Monday, November 24, 2014

America's Sexiest Teacher

People, in a move designed to broaden their appeal, decided that this year they would expand the Sexiest Man title to include men who did things for a living other than work at being sexy. It's a noble effort, and in the sexy teacher department, it brought us this guy

Photo credit: John Arsenault

Meet Nicholas Ferroni. Actually, you may already know him. He has over 22,000 twitter followers, no doubt influenced by the Rays of Hunkness that he is able to transmit over the internet. Ferroni has also done some acting and has won some other notables (one of the Most Influential People and Fittest Men in the World). He has a degree from Rutgers, and he also writes. In fact HuffPo, which carries his stuff from time to time, invited him to ruminate of the State of Being Most Sexy, but he's too self-effacing to do it. He invited me to write about the honor for him, which tells you that on top of everything else, he has a sense of humor.

You can watch him charm all the ladies here with Meredith Viera

But now that you've seen that, let me invite you to watch this

Is it cringeworthy that Viera's audience applauds Ferroni as if he's a big sexy object? Maybe, but he's a big boy and says that as a performer, he's been there, done that: "It is always surreal, and, to be honest, once they heard 'sexiest,' they would have cheered for anyone who walked out that door."

No, I find it much more cringeworthy that in his brave and direct challenge to major sports figures, he says, more than once, that he is "just a teacher." But I get it. All too often teachers feel the urge to softpeddle our work. And the culture reinforces that reluctance to speak out. Particularly in these days of big-time teacher blaming, we aren't supposed to act like we're anything special.

Ferroni knows better. I asked him for his How I Became a Teacher story:

As a child, I wanted to be an adventurer, superhero, actor, comedian, philanthropist, philosopher and psychologist... So I became a teacher.

He teaches high school history, and if you work in a high school you know that there almost nothing that students like less. To be able to sell history to teenagers is a huge gift. But he does more than that. Ferroni is a voice for healthy lifestyles. He is an active voice for the rights of LGBT students, believing that it's important their teachers, particularly their straight teachers, stand up for them. He's been in front of the camera many times to speak out for these issues, and he has been in his classroom day after day trying to bridge history and modern media to educate his students (I want to see his lesson on the Declaration of Independence as one of history's great breakup letters.)

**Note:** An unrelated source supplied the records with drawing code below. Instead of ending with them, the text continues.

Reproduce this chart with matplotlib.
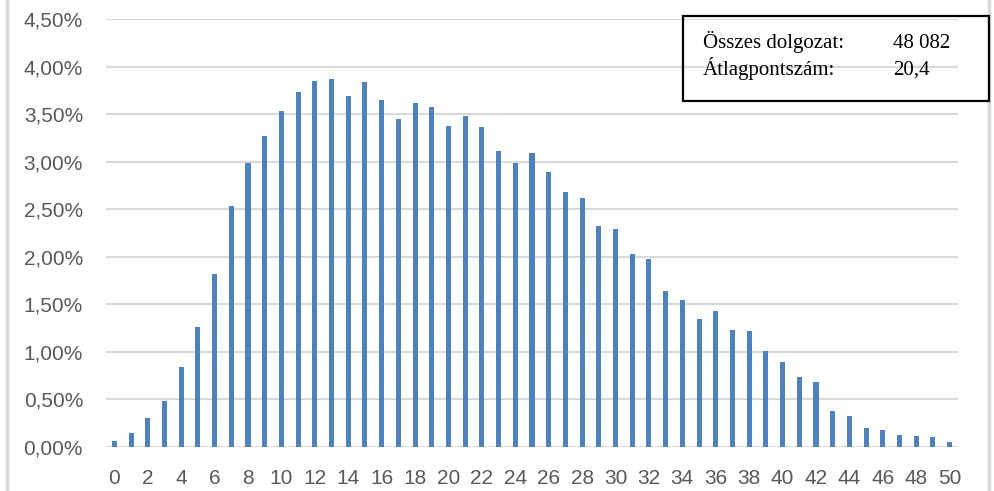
import numpy as np
import matplotlib
matplotlib.use('Agg')
import matplotlib.pyplot as plt
from matplotlib.ticker import FuncFormatter, MultipleLocator
from matplotlib.lines import Line2D
from matplotlib.patches import Rectangle

# data to plot (share of papers per score, %)
points = np.arange(0, 51)
share = [0.063, 0.144, 0.305, 0.488, 0.839, 1.264, 1.825, 2.531, 2.987, 3.268,
         3.531, 3.731, 3.847, 3.872, 3.692, 3.836, 3.654, 3.450, 3.622, 3.573,
         3.377, 3.485, 3.363, 3.113, 2.983, 3.096, 2.892, 2.682, 2.615, 2.324,
         2.296, 2.032, 1.976, 1.646, 1.548, 1.348, 1.432, 1.236, 1.218, 1.007,
         0.895, 0.734, 0.681, 0.376, 0.326, 0.204, 0.179, 0.123, 0.119, 0.102,
         0.056]
info_labels = ['Összes dolgozat:', 'Átlagpontszám:']
info_values = ['48 082', '20,4']

grey = '#595959'
grid_col = '#d9d9d9'

fig = plt.figure(figsize=(9.94, 4.91), dpi=100)
ax = fig.add_axes([106 / 994, 1 - 447 / 491, (958 - 106) / 994, (447 - 19.3) / 491])

ax.bar(points, np.array(share) / 100, width=0.3, color='#4f81bd', zorder=3)

ax.set_xlim(-0.5, 50.5)
ax.set_ylim(0, 0.045)
ax.yaxis.set_major_locator(MultipleLocator(0.005))
ax.yaxis.set_major_formatter(FuncFormatter(lambda v, p: ('%.2f%%' % (v * 100)).replace('.', ',')))
ax.set_xticks(points[::2])

for s in ax.spines.values():
    s.set_visible(False)
ax.grid(axis='y', color=grid_col, linewidth=1.5, zorder=0)
ax.tick_params(length=0, labelsize=15, labelcolor=grey)
ax.tick_params(axis='x', pad=16)
ax.tick_params(axis='y', pad=16.5)
for lab in ax.get_xticklabels() + ax.get_yticklabels():
    lab.set_family('Liberation Sans')

# outer chart border (left/right only visible)
fig.add_artist(Line2D([7 / 994, 7 / 994], [0, 1], color=grid_col, linewidth=2.5))
fig.add_artist(Line2D([989 / 994, 989 / 994], [0, 1], color=grid_col, linewidth=2.5))

# info box
fig.add_artist(Rectangle((683 / 994, 1 - 101 / 491), (989 - 683) / 994, (101 - 16) / 491,
                         fill=False, edgecolor='black', linewidth=1.6, zorder=5))
for i in range(len(info_labels)):
    y = 1 - (48 + i * 27) / 491
    fig.text(703 / 994, y, info_labels[i], family='Liberation Serif', fontsize=15,
             va='baseline', color='black')
    fig.text(893 / 994, y, info_values[i], family='Liberation Serif', fontsize=15,
             va='baseline', color='black')

plt.savefig('out.png', dpi=100)
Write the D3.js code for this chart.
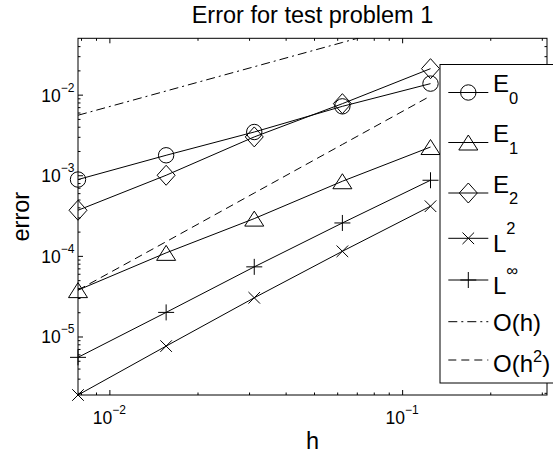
<!DOCTYPE html>
<html>
<head>
<meta charset="utf-8">
<script src="https://cdn.jsdelivr.net/npm/d3@7"></script>
<style>
  html, body { margin: 0; padding: 0; background: #fff; }
  svg { display: block; font-family: "Liberation Sans", Arial, Helvetica, sans-serif; }
</style>
</head>
<body>
<svg id="chart" width="553" height="453"></svg>
<script>
// Mesh sizes and measured errors
const h    = [1/128, 1/64, 1/32, 1/16, 1/8];
const E0   = [8.85e-4, 1.77e-3, 3.44e-3, 7.16e-3, 1.37e-2];
const E1   = [3.76e-5, 1.09e-4, 2.90e-4, 8.43e-4, 2.24e-3];
const E2   = [3.68e-4, 1.00e-3, 2.99e-3, 7.73e-3, 2.10e-2];
const L2   = [1.88e-6, 7.60e-6, 3.02e-5, 1.14e-4, 4.13e-4];
const Linf = [5.51e-6, 1.99e-5, 7.31e-5, 2.56e-4, 8.67e-4];
// Reference slopes
const Oh   = [5.55e-3, 1.11e-2, 2.22e-2, 4.44e-2, 8.88e-2];
const Oh2  = [3.76e-5, 1.50e-4, 6.02e-4, 2.41e-3, 9.63e-3];

const seriesLabels = ["E_0", "E_1", "E_2", "L^2", "L^\u221E", "O(h)", "O(h^2)"];

// Axis limits and ticks
const xLimits = [1/128, 0.3125];
const yLimits = [1.88e-6, 0.05];
const xTicks = [1e-2, 1e-1];
const xTickLabels = ["10^\u22122", "10^\u22121"];
const yTicks = [1e-5, 1e-4, 1e-3, 1e-2];
const yTickLabels = ["10^\u22125", "10^\u22124", "10^\u22123", "10^\u22122"];

const titleText = "Error for test problem 1";
const xLabelText = "h";
const yLabelText = "error";

// ---------------------------------------------------------------
const svg = d3.select("#chart");
const L = 78, R = 547, T = 38.3, B = 395;

const x = d3.scaleLog().domain(xLimits).range([L, R]);
const y = d3.scaleLog().domain(yLimits).range([B, T]);

function minorTicks(lim) {
  const out = [];
  const lo = Math.floor(Math.log10(lim[0])), hi = Math.ceil(Math.log10(lim[1]));
  for (let e = lo; e <= hi; e++) {
    for (let m = 2; m <= 9; m++) {
      const v = m * Math.pow(10, e);
      if (v >= lim[0] * 1.0001 && v <= lim[1] * 0.9999) out.push(v);
    }
  }
  return out;
}
const xMinor = minorTicks(xLimits);
const yMinor = minorTicks(yLimits);

// Inward tick marks on all four sides
function tickGroup(axisFn, scale, values, size, transform) {
  const g = svg.append("g")
    .attr("transform", transform)
    .call(axisFn(scale).tickValues(values).tickSize(size).tickSizeOuter(0).tickFormat(""));
  g.select(".domain").remove();
  g.selectAll(".tick line").attr("stroke", "#000").attr("stroke-width", 1);
  return g;
}
const MAJ = -5, MIN = -2.5;
tickGroup(d3.axisBottom, x, xTicks, MAJ, `translate(0,${B})`);
tickGroup(d3.axisBottom, x, xMinor, MIN, `translate(0,${B})`);
tickGroup(d3.axisTop, x, xTicks, MAJ, `translate(0,${T})`);
tickGroup(d3.axisTop, x, xMinor, MIN, `translate(0,${T})`);
tickGroup(d3.axisLeft, y, yTicks, MAJ, `translate(${L},0)`);
tickGroup(d3.axisLeft, y, yMinor, MIN, `translate(${L},0)`);
tickGroup(d3.axisRight, y, yTicks, MAJ, `translate(${R},0)`);
tickGroup(d3.axisRight, y, yMinor, MIN, `translate(${R},0)`);

// Axes box
svg.append("rect")
  .attr("x", L).attr("y", T).attr("width", R - L).attr("height", B - T)
  .attr("fill", "none").attr("stroke", "#000").attr("stroke-width", 1);

// TeX-like text: "_c" subscript, "^c..." superscript
function texText(sel, str, size, subSize, supDy, subDy) {
  let i = 0, base = "";
  const parts = [];
  while (i < str.length) {
    const c = str[i];
    if (c === "_" || c === "^") {
      if (base) { parts.push({t: base, k: "n"}); base = ""; }
      // superscripts of tick labels run to end; otherwise single character
      let j = i + 1, s = str[j];
      if (c === "^" && str[j] === "\u2212") { s = str.slice(j, j + 2); j++; }
      parts.push({t: s, k: c === "_" ? "sub" : "sup"});
      i = j + 1;
    } else { base += c; i++; }
  }
  if (base) parts.push({t: base, k: "n"});
  let cur = 0;
  parts.forEach(p => {
    const ts = sel.append("tspan").text(p.t);
    let target = 0;
    if (p.k === "sub") { target = subDy; ts.attr("font-size", subSize); }
    else if (p.k === "sup") { target = supDy; ts.attr("font-size", subSize); }
    else { ts.attr("font-size", size); }
    ts.attr("dy", target - cur);
    cur = target;
  });
}

// Tick labels
xTicks.forEach((v, i) => {
  const t = svg.append("text").attr("x", x(v)).attr("y", 424.3)
    .attr("text-anchor", "middle");
  texText(t, xTickLabels[i], 17.5, 12, -10, 0);
});
yTicks.forEach((v, i) => {
  const t = svg.append("text").attr("x", 74.5).attr("y", y(v) + 7)
    .attr("text-anchor", "end");
  texText(t, yTickLabels[i], 17.5, 12, -10, 0);
});

// Title and axis labels
svg.append("text").attr("x", (L + R) / 2).attr("y", 22.5)
  .attr("text-anchor", "middle").attr("font-size", 23.5).text(titleText);
svg.append("text").attr("x", (L + R) / 2).attr("y", 449)
  .attr("text-anchor", "middle").attr("font-size", 23.5).text(xLabelText);
svg.append("text").attr("transform", `translate(28.5,${(T + B) / 2}) rotate(-90)`)
  .attr("text-anchor", "middle").attr("font-size", 23.5).text(yLabelText);

// Marker shapes
const markers = {
  circle:   "M7.7,0A7.7,7.7 0 1,1 -7.7,0A7.7,7.7 0 1,1 7.7,0Z",
  triangle: "M0,-7.5L9.5,7.5L-9.5,7.5Z",
  diamond:  "M0,-10L9,0L0,10L-9,0Z",
  cross:    "M-5.8,-5.8L5.8,5.8M-5.8,5.8L5.8,-5.8",
  plus:     "M-8,0L8,0M0,-8L0,8"
};

const series = [
  {vals: E0,   marker: "circle",   dash: null},
  {vals: E1,   marker: "triangle", dash: null},
  {vals: E2,   marker: "diamond",  dash: null},
  {vals: L2,   marker: "cross",    dash: null},
  {vals: Linf, marker: "plus",     dash: null},
  {vals: Oh,   marker: null,       dash: "9,4,2,4"},
  {vals: Oh2,  marker: null,       dash: "8,5"}
];

svg.append("clipPath").attr("id", "plotClip")
  .append("rect").attr("x", L).attr("y", T).attr("width", R - L).attr("height", B - T);

const plot = svg.append("g").attr("clip-path", "url(#plotClip)");
const line = d3.line().x(d => x(d[0])).y(d => y(d[1]));

series.forEach(s => {
  const pts = h.map((hv, i) => [hv, s.vals[i]]);
  plot.append("path").attr("d", line(pts))
    .attr("fill", "none").attr("stroke", "#000").attr("stroke-width", 1)
    .attr("stroke-dasharray", s.dash);
});
// markers are not clipped (sit on the axes edges)
series.forEach(s => {
  if (!s.marker) return;
  h.forEach((hv, i) => {
    svg.append("path").attr("d", markers[s.marker])
      .attr("transform", `translate(${x(hv)},${y(s.vals[i])})`)
      .attr("fill", "none").attr("stroke", "#000").attr("stroke-width", 1);
  });
});

// Legend
const legX = 440, legY = 64.5, legW = 125, legH = 318.5;
const leg = svg.append("g");
leg.append("rect").attr("x", legX).attr("y", legY).attr("width", legW).attr("height", legH)
  .attr("fill", "#fff").attr("stroke", "#000").attr("stroke-width", 1);

const rowLineY = [92.5, 142.5, 193, 238.3, 280, 321.7, 360];
const rowTextY = [92, 142, 192.7, 251.7, 294, 331, 371.5];
const rowSupDy = [0, 0, 0, -18, -18, 0, -10];

series.forEach((s, i) => {
  leg.append("line").attr("x1", 448.3).attr("x2", 488.3)
    .attr("y1", rowLineY[i]).attr("y2", rowLineY[i])
    .attr("stroke", "#000").attr("stroke-width", 1)
    .attr("stroke-dasharray", s.dash);
  if (s.marker) {
    leg.append("path").attr("d", markers[s.marker])
      .attr("transform", `translate(468.3,${rowLineY[i]})`)
      .attr("fill", "none").attr("stroke", "#000").attr("stroke-width", 1);
  }
  const t = leg.append("text").attr("x", 493).attr("y", rowTextY[i]);
  texText(t, seriesLabels[i], 24, 16.5, rowSupDy[i], 11.6);
});
</script>
</body>
</html>
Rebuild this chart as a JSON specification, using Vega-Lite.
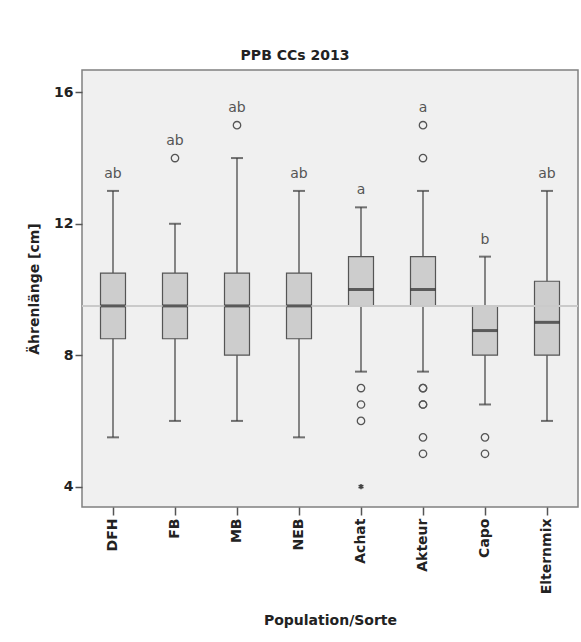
{
  "$schema": "https://vega.github.io/schema/vega-lite/v6.json",
  "width": 496,
  "height": 437,
  "autosize": {"type": "none"},
  "padding": {"left": 82, "top": 70, "right": 3, "bottom": 135},
  "background": "white",
  "title": {
    "text": "PPB CCs 2013",
    "font": "DejaVu Sans",
    "fontSize": 14,
    "fontWeight": "bold",
    "color": "#222",
    "anchor": "middle",
    "dx": -35,
    "offset": 7
  },
  "datasets": {
    "boxes": [
      {"g": "DFH", "lower": 5.5, "q1": 8.5, "median": 9.5, "q3": 10.5, "upper": 13, "max": 13, "sig": "ab"},
      {"g": "FB", "lower": 6, "q1": 8.5, "median": 9.5, "q3": 10.5, "upper": 12, "max": 14, "sig": "ab"},
      {"g": "MB", "lower": 6, "q1": 8, "median": 9.5, "q3": 10.5, "upper": 14, "max": 15, "sig": "ab"},
      {"g": "NEB", "lower": 5.5, "q1": 8.5, "median": 9.5, "q3": 10.5, "upper": 13, "max": 13, "sig": "ab"},
      {"g": "Achat", "lower": 7.5, "q1": 9.5, "median": 10, "q3": 11, "upper": 12.5, "max": 12.5, "sig": "a"},
      {"g": "Akteur", "lower": 7.5, "q1": 9.5, "median": 10, "q3": 11, "upper": 13, "max": 15, "sig": "a"},
      {"g": "Capo", "lower": 6.5, "q1": 8, "median": 8.75, "q3": 9.5, "upper": 11, "max": 11, "sig": "b"},
      {"g": "Elternmix", "lower": 6, "q1": 8, "median": 9, "q3": 10.25, "upper": 13, "max": 13, "sig": "ab"}
    ],
    "outliers": [
      {"g": "FB", "value": 14},
      {"g": "MB", "value": 15},
      {"g": "Achat", "value": 7},
      {"g": "Achat", "value": 6.5},
      {"g": "Achat", "value": 6},
      {"g": "Akteur", "value": 15},
      {"g": "Akteur", "value": 14},
      {"g": "Akteur", "value": 7},
      {"g": "Akteur", "value": 7},
      {"g": "Akteur", "value": 6.5},
      {"g": "Akteur", "value": 6.5},
      {"g": "Akteur", "value": 5.5},
      {"g": "Akteur", "value": 5},
      {"g": "Capo", "value": 5.5},
      {"g": "Capo", "value": 5}
    ],
    "extremes": [
      {"g": "Achat", "value": 4}
    ],
    "reference": [
      {"value": 9.5}
    ]
  },
  "layer": [
    {
      "data": {"name": "boxes"},
      "mark": {"type": "rule", "color": "#6a6a6a", "strokeWidth": 1.6},
      "encoding": {
        "x": {
          "field": "g",
          "type": "nominal",
          "sort": ["DFH", "FB", "MB", "NEB", "Achat", "Akteur", "Capo", "Elternmix"],
          "scale": {"domain": ["DFH", "FB", "MB", "NEB", "Achat", "Akteur", "Capo", "Elternmix"], "paddingInner": 0, "paddingOuter": 0},
          "axis": {
            "title": "Population/Sorte",
            "labelAngle": 270,
            "labelFont": "DejaVu Sans",
            "labelFontWeight": "bold",
            "labelFontSize": 14,
            "labelColor": "#222",
            "labelPadding": 3,
            "tickSize": 8,
            "tickColor": "#555",
            "tickWidth": 1.5,
            "domain": false,
            "grid": false,
            "titleFont": "DejaVu Sans",
            "titleFontWeight": "bold",
            "titleFontSize": 14,
            "titleColor": "#222",
            "titlePadding": 20
          }
        },
        "y": {
          "field": "lower",
          "type": "quantitative",
          "scale": {"domain": [3.38, 16.68], "nice": false, "zero": false},
          "axis": {
            "title": "Ährenlänge [cm]",
            "values": [4, 8, 12, 16],
            "labelFont": "DejaVu Sans",
            "labelFontWeight": "bold",
            "labelFontSize": 14,
            "labelColor": "#222",
            "labelPadding": 2,
            "tickSize": 7,
            "tickColor": "#555",
            "tickWidth": 1.5,
            "domain": false,
            "grid": false,
            "titleFont": "DejaVu Sans",
            "titleFontWeight": "bold",
            "titleFontSize": 14,
            "titleColor": "#222",
            "titlePadding": 12
          }
        },
        "y2": {"field": "upper"}
      }
    },
    {
      "data": {"name": "boxes"},
      "mark": {"type": "bar", "size": 25, "fill": "#cdcdcd", "stroke": "#555", "strokeWidth": 1.2},
      "encoding": {
        "x": {"field": "g", "type": "nominal"},
        "y": {"field": "q1", "type": "quantitative"},
        "y2": {"field": "q3"}
      }
    },
    {
      "data": {"name": "reference"},
      "mark": {"type": "rule", "color": "#cacaca", "strokeWidth": 2},
      "encoding": {"y": {"field": "value", "type": "quantitative"}}
    },
    {
      "data": {"name": "boxes"},
      "mark": {"type": "tick", "size": 25, "thickness": 3, "color": "#2a2a2a"},
      "encoding": {
        "x": {"field": "g", "type": "nominal"},
        "y": {"field": "median", "type": "quantitative"}
      }
    },
    {
      "data": {"name": "boxes"},
      "mark": {"type": "tick", "size": 12, "thickness": 2, "color": "#3a3a3a"},
      "encoding": {
        "x": {"field": "g", "type": "nominal"},
        "y": {"field": "lower", "type": "quantitative"}
      }
    },
    {
      "data": {"name": "boxes"},
      "mark": {"type": "tick", "size": 12, "thickness": 2, "color": "#3a3a3a"},
      "encoding": {
        "x": {"field": "g", "type": "nominal"},
        "y": {"field": "upper", "type": "quantitative"}
      }
    },
    {
      "data": {"name": "outliers"},
      "mark": {"type": "point", "shape": "circle", "filled": false, "size": 55, "stroke": "#555", "strokeWidth": 1.3, "opacity": 1},
      "encoding": {
        "x": {"field": "g", "type": "nominal"},
        "y": {"field": "value", "type": "quantitative"}
      }
    },
    {
      "data": {"name": "extremes"},
      "mark": {"type": "point", "shape": "M0,-1L0,1M-0.87,-0.5L0.87,0.5M-0.87,0.5L0.87,-0.5", "filled": false, "size": 30, "stroke": "#444", "strokeWidth": 1.5, "opacity": 1},
      "encoding": {
        "x": {"field": "g", "type": "nominal"},
        "y": {"field": "value", "type": "quantitative"}
      }
    },
    {
      "data": {"name": "boxes"},
      "mark": {"type": "text", "font": "DejaVu Sans", "fontSize": 14, "color": "#555", "baseline": "middle", "dy": -17},
      "encoding": {
        "x": {"field": "g", "type": "nominal"},
        "y": {"field": "max", "type": "quantitative"},
        "text": {"field": "sig", "type": "nominal"}
      }
    }
  ],
  "config": {
    "view": {"fill": "#f0f0f0", "stroke": "#808080", "strokeWidth": 1.5}
  }
}
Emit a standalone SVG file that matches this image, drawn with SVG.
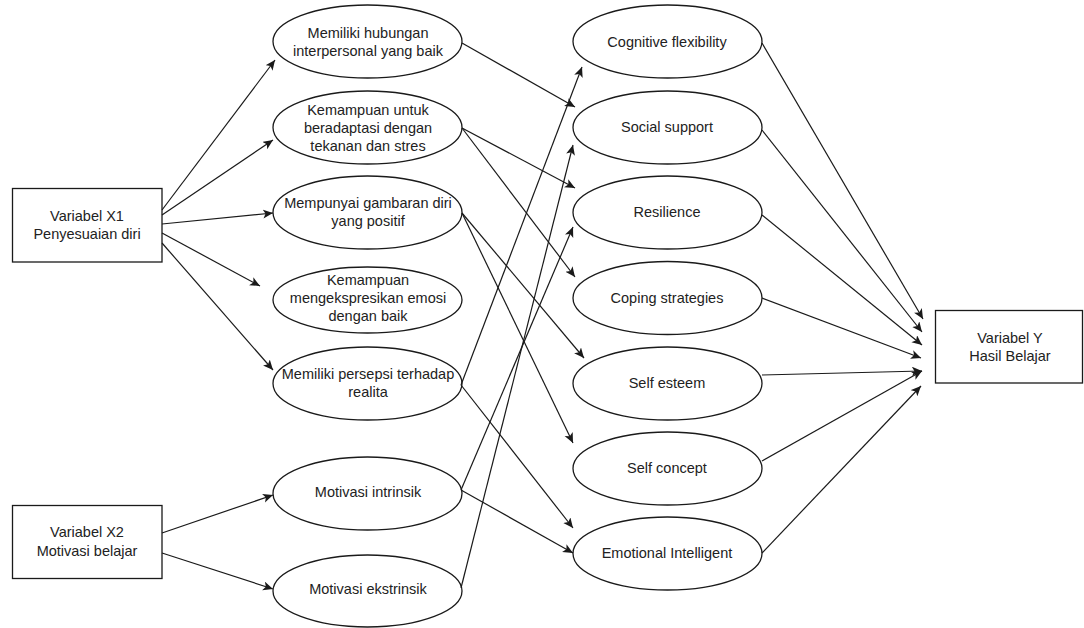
<svg xmlns="http://www.w3.org/2000/svg" width="1084" height="628" viewBox="0 0 1084 628">
<defs>
<marker id="arr" markerUnits="userSpaceOnUse" markerWidth="11" markerHeight="10" refX="10" refY="4.5" orient="auto">
<path d="M0,0 L10,4.5 L0,9 L2.5,4.5 Z" fill="#1a1a1a"/>
</marker>
<style>
.n{fill:#fff;stroke:#1a1a1a;stroke-width:1.3}
.t{font-family:"Liberation Sans",Arial,sans-serif;font-size:14.5px;fill:#222;text-anchor:middle}
.c line{stroke:#1a1a1a;stroke-width:1.2;marker-end:url(#arr)}
</style>
</defs>
<rect width="1084" height="628" fill="#fff"/>
<g id="x1"><rect class="n" x="12.5" y="188.5" width="149.5" height="73.5"/><text class="t" x="87" y="221">Variabel X1</text><text class="t" x="87" y="239">Penyesuaian diri</text></g>
<g id="x2"><rect class="n" x="12.5" y="505.5" width="149.5" height="73"/><text class="t" x="87" y="537">Variabel X2</text><text class="t" x="87" y="556">Motivasi belajar</text></g>
<g id="y"><rect class="n" x="935.5" y="310.5" width="147" height="72.5"/><text class="t" x="1010" y="343">Variabel Y</text><text class="t" x="1010" y="361">Hasil Belajar</text></g>
<g id="m1"><ellipse class="n" cx="367.5" cy="41.5" rx="94.5" ry="36.5"/><text class="t" x="368" y="38">Memiliki hubungan</text><text class="t" x="368" y="56">interpersonal yang baik</text></g>
<g id="m2"><ellipse class="n" cx="367.5" cy="127.5" rx="94.5" ry="36.5"/><text class="t" x="368" y="115">Kemampuan untuk</text><text class="t" x="368" y="133">beradaptasi dengan</text><text class="t" x="368" y="151">tekanan dan stres</text></g>
<g id="m3"><ellipse class="n" cx="367.5" cy="212.5" rx="94.5" ry="36.5"/><text class="t" x="368" y="208">Mempunyai gambaran diri</text><text class="t" x="368" y="226">yang positif</text></g>
<g id="m4"><ellipse class="n" cx="367.5" cy="300" rx="94.5" ry="33"/><text class="t" x="368" y="285">Kemampuan</text><text class="t" x="368" y="303">mengekspresikan emosi</text><text class="t" x="368" y="321">dengan baik</text></g>
<g id="m5"><ellipse class="n" cx="367.5" cy="383.5" rx="94.5" ry="36.5"/><text class="t" x="368" y="379">Memiliki persepsi terhadap</text><text class="t" x="368" y="397">realita</text></g>
<g id="m6"><ellipse class="n" cx="367.5" cy="493.5" rx="94.5" ry="36.5"/><text class="t" x="368" y="497">Motivasi intrinsik</text></g>
<g id="m7"><ellipse class="n" cx="367.5" cy="591" rx="94.5" ry="36"/><text class="t" x="368" y="594">Motivasi ekstrinsik</text></g>
<g id="r1"><ellipse class="n" cx="667.5" cy="41.5" rx="94.5" ry="36.5"/><text class="t" x="667" y="47">Cognitive flexibility</text></g>
<g id="r2"><ellipse class="n" cx="667.5" cy="127.5" rx="94.5" ry="36.5"/><text class="t" x="667" y="132">Social support</text></g>
<g id="r3"><ellipse class="n" cx="667.5" cy="212.5" rx="94.5" ry="36.5"/><text class="t" x="667" y="217">Resilience</text></g>
<g id="r4"><ellipse class="n" cx="667.5" cy="298" rx="94.5" ry="36.5"/><text class="t" x="667" y="303">Coping strategies</text></g>
<g id="r5"><ellipse class="n" cx="667.5" cy="383.5" rx="94.5" ry="36.5"/><text class="t" x="667" y="388">Self esteem</text></g>
<g id="r6"><ellipse class="n" cx="667.5" cy="468.5" rx="94.5" ry="36.5"/><text class="t" x="667" y="473">Self concept</text></g>
<g id="r7"><ellipse class="n" cx="667.5" cy="553.5" rx="94.5" ry="36.5"/><text class="t" x="667" y="558">Emotional Intelligent</text></g>
<g id="connectors" class="c">
<line x1="162" y1="210" x2="275" y2="60"/>
<line x1="162" y1="215" x2="273" y2="140"/>
<line x1="162" y1="224" x2="273" y2="213"/>
<line x1="162" y1="233" x2="260" y2="286"/>
<line x1="162" y1="243" x2="273" y2="370"/>
<line x1="162" y1="533" x2="273" y2="495"/>
<line x1="162" y1="553" x2="273" y2="589"/>
<line x1="462" y1="43" x2="575" y2="107"/>
<line x1="462" y1="128" x2="575" y2="188"/>
<line x1="462" y1="128" x2="575" y2="277"/>
<line x1="462" y1="213" x2="584" y2="358"/>
<line x1="462" y1="213" x2="573" y2="443"/>
<line x1="461" y1="385" x2="582" y2="67"/>
<line x1="461" y1="385" x2="573" y2="528"/>
<line x1="461" y1="490" x2="573" y2="227"/>
<line x1="461" y1="490" x2="573" y2="553"/>
<line x1="461" y1="588" x2="573" y2="145"/>
<line x1="762" y1="43" x2="923" y2="319"/>
<line x1="762" y1="130" x2="922" y2="332"/>
<line x1="762" y1="215" x2="922" y2="345"/>
<line x1="762" y1="298" x2="921" y2="358"/>
<line x1="762" y1="375" x2="922" y2="371"/>
<line x1="762" y1="461" x2="922" y2="371"/>
<line x1="762" y1="553" x2="921" y2="386"/>
</g>
</svg>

And what gets him national attention? Being freakishly well-built and handsome.

I've only had a couple of exchanges with him on this subject and he seems, well, a little embarrassed. This is not uncommon in teachers who have been given some sort of award, and I'm pretty sure that's because as a teacher you know many other teachers who are working just as hard (if not harder) and teaching just as well (if not better) as you are. It's reverse survivor's guilt. It could have happened to anyone-- why me?

But what can you do? If you believe (as most of us do) that teachers ought to get to be famous and recognized and nationally known as well as guys who chase bags of air across fields of plastic grass, and if it turns out you're being given the chance to be a Famous Teacher, even for fifteen minutes, then for all the rest of us, you have to say yes.

And then, while you have the spotlight, you use it. Ferroni's done that, saying repeatedly that "a thousand other educators are far more deserving" and using his small soapbox to advocate for the arts in education and to speak out against toxic testing.

It's a sad commentary on the culture that because Nicholas Ferroni has washboard abs and smoldering soap opera eyes, he gets the audience that some deserving schlubby middle-aged teacher does not. It's a further irony that if Ferroni were that schlubby guy, he would still deserve an audience, and he wouldn't get one. It is frankly frustrating that in the ongoing debate over the future of public education, teacher voices are so rarely allowed to join. In the last ten months, cable news booked 185 guests to talk about education-- only 17 of them were teachers.

But we live in a country where fame is one odd roll of the dice away, and if you win the jackpot you need to spend it wisely. If you're famous you can try to fix world hunger or you can bare your shiny butt.

So God bless you, Nicholas Ferroni, and your impossibly bright smile and your sculpted abs and your just-messy-enough hair. If you are willing to use the national platform to talk about things that actually matter in the teaching world, then I'm not that concerned about how you got there. America needs more famous teachers. I wish they could be famous for being good teachers, but if a good teacher can become famous for being America's sexiest, I guess that will have to be a start.

cross-posted from Huffington Post

1 comment:

  1. As a (decidedly un-sexy) Teacher of the Year, I can relate to your remarks about teachers' impulse to play down any kind of recognition. I am thankful that the national TOY program supports teacher leadership, which pushes teachers to step away from that natural "I'm just at teacher" reaction and into a "I'm a teacher and this is how I make change" stance. It's a learned behavior. Your post is an excellent vehicle for showing readers how this shift can take place, with a reminder it has to start with us: the teachers.